CAN CRICKET FIND US AGAIN?
I think about the kid I was, handing out printed schedules like they were sacred – caring only about the cricket, nothing else.
Today’s kids deserve that too.
They deserve to grow up associating World Cups with excitement, not disclaimers. With anticipation, not anxiety. With cricketing heroes, not diplomatic statements.
As cricket prepares for its return to the Olympics in 2028, we are currently showing the world the exact opposite of the Olympic ideal. The Games are built on the premise that for two weeks, the world puts down its grievances to compete. Cricket, conversely, is dragging its grievances onto the pitch and letting them dictate the toss.
And yet, despite everything, hope still sneaks in. It always does with this game.
Because once the first ball is bowled, cricket has a habit of reclaiming space. T20 cricket, especially, doesn’t wait for permission. It moves fast. It disrupts plans. It creates chaos. A no-name batter can dismantle a giant in 20 minutes. A team written off before the tournament can suddenly find itself in the spotlight.
This World Cup will have upsets. It always does. There will be moments that remind us why we fell in love with this sport in the first place – a spell of fearless hitting, a last-over collapse, a catch that silences a stadium. Strong teams will still rise, because quality eventually asserts itself, but they will be tested along the way.
And maybe, just maybe, the cricket will grow loud enough to drown out everything else.

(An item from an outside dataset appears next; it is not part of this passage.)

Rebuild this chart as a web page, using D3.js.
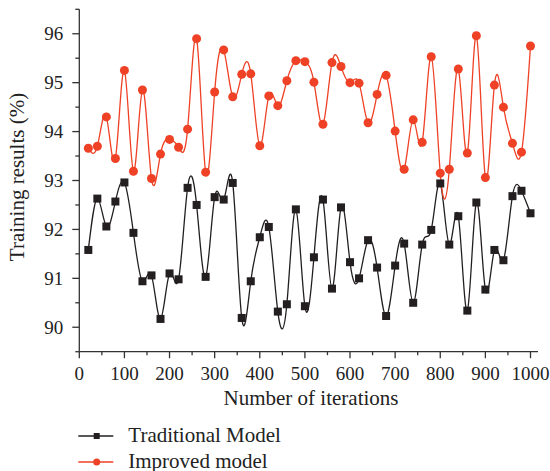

One can hope that future tournaments won’t begin with withdrawals and boycotts. That teams won’t be missing because of issues that have little to do with the game. That India and Pakistan, two nations whose cricketing rivalry once defined eras, will meet again where they belong – on the field, not in statements.
As cricket edges closer to its return to the Olympics, it feels ironic that the sport is struggling to unite in its own backyard. But perhaps this World Cup could be a reminder. A reset. A chance to let the game breathe again.
And somewhere, if we’re lucky, there’s a kid printing out a schedule, counting days, believing that a tournament can still feel like magic.